Enter a 2×2 or 3×3 matrix to find its determinant, trace, and inverse (when it exists) — the linear-algebra machinery behind structural stiffness matrices, circuit-analysis mesh equations, and systems of linear equations.
A matrix's determinant tells you whether it can be inverted at all, and its inverse is the tool that lets you solve a system of linear equations directly — the same operation that underlies structural stiffness analysis, circuit mesh/node equations, and control-system state-space models. This calculator handles both 2×2 and 3×3 matrices and shows the cofactor expansion used to build the inverse.
For a 2×2 matrix [[a, b], [c, d]], the determinant is det(A) = ad − bc. If det(A) ≠ 0, the inverse has a simple closed form: A⁻¹ = (1/det(A)) · [[d, −b], [−c, a]] — swap the diagonal entries, negate the off-diagonal entries, and divide by the determinant.
For a 3×3 matrix, this calculator expands along the first row: det(A) = a·C₁₁ + b·C₁₂ + c·C₁₃, where each Cᵢⱼ is a cofactor — a signed 2×2 determinant formed by deleting row i and column j. Concretely, for A = [[a,b,c],[d,e,f],[g,h,i]]: C₁₁ = ei − fh, C₁₂ = −(di − fg), C₁₃ = dh − eg.
The full 3×3 inverse is A⁻¹ = (1/det(A))·adj(A), where the adjugate adj(A) is the transpose of the complete matrix of cofactors (compute all nine Cᵢⱼ, then swap rows and columns). This calculator computes all nine cofactors internally and displays the resulting inverse directly.
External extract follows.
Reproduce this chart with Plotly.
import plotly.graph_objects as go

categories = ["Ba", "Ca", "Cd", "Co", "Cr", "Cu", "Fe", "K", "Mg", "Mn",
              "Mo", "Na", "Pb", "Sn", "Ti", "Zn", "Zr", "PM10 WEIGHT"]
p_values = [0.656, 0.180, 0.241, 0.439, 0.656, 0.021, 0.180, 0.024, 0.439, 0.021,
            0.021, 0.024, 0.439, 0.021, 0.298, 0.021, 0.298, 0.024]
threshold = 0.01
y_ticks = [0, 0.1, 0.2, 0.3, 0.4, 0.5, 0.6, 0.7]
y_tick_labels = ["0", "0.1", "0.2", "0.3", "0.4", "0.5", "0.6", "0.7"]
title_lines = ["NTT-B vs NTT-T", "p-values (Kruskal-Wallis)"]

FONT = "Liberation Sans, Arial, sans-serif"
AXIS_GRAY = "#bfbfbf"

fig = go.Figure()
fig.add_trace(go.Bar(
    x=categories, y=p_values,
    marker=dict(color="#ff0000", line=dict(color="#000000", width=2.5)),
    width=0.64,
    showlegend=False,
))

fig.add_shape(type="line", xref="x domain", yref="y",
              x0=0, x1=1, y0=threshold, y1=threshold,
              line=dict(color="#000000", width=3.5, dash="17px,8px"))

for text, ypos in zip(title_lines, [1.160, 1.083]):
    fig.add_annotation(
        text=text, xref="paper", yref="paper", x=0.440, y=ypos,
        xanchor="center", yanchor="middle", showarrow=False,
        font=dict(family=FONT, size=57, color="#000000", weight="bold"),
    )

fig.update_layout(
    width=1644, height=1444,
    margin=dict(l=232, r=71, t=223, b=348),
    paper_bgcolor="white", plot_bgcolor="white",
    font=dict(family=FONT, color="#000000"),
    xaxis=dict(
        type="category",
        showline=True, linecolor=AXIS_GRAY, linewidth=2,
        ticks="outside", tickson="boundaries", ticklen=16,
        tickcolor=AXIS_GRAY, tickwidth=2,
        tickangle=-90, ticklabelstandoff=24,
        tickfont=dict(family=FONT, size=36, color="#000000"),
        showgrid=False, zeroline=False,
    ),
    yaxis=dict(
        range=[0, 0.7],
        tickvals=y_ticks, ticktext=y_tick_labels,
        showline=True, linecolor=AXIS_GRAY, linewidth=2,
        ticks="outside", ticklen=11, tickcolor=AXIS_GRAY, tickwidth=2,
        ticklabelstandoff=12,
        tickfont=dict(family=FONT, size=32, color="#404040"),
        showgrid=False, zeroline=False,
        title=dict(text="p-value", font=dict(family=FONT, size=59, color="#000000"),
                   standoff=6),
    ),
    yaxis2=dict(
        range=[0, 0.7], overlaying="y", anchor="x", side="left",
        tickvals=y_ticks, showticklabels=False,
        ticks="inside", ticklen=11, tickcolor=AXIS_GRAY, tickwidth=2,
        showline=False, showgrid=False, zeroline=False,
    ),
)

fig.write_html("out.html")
Take A = [[4, 3], [6, 3]]. det(A) = (4)(3) − (3)(6) = 12 − 18 = −6, so the matrix is invertible. A⁻¹ = (1/−6)·[[3, −3], [−6, 4]] = [[−0.5, 0.5], [1, −0.667]]. Multiplying A by A⁻¹ returns the identity matrix, which is always a good way to check your work by hand.
A zero determinant means the matrix is singular — it has no inverse, and the system of linear equations it represents either has no solution or infinitely many. Geometrically, a singular 2×2 matrix collapses the plane onto a line (or a point), so the transformation cannot be undone.
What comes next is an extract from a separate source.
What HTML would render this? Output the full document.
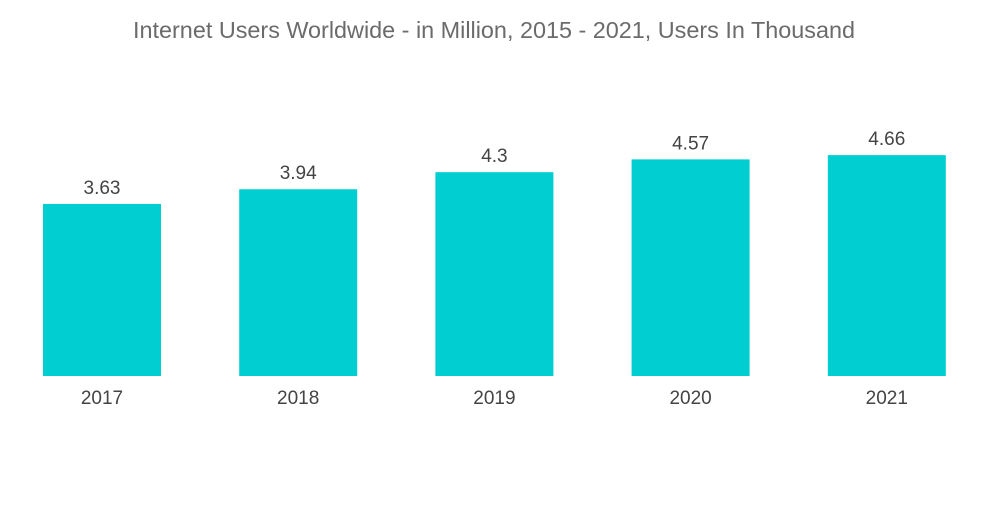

The trace (the sum of the diagonal entries) is invariant under a change of basis and equals the sum of a matrix's eigenvalues. It shows up in characteristic-polynomial calculations, stability analysis of dynamic systems, and as a quick sanity check when comparing matrices.
Matrix division is not defined the way scalar division is — you cannot simply divide by a matrix. Instead, the inverse is built from the adjugate (the transposed cofactor matrix) scaled by 1/det(A), which is the direct generalization of the 2×2 swap-and-negate pattern to larger matrices.
Solving a system of simultaneous equations — nodal circuit analysis, structural stiffness/flexibility methods, and multi-loop mass-spring systems — is equivalent to inverting a matrix. Software (and this calculator) automates the arithmetic, but understanding what the inverse represents is what lets you interpret the results.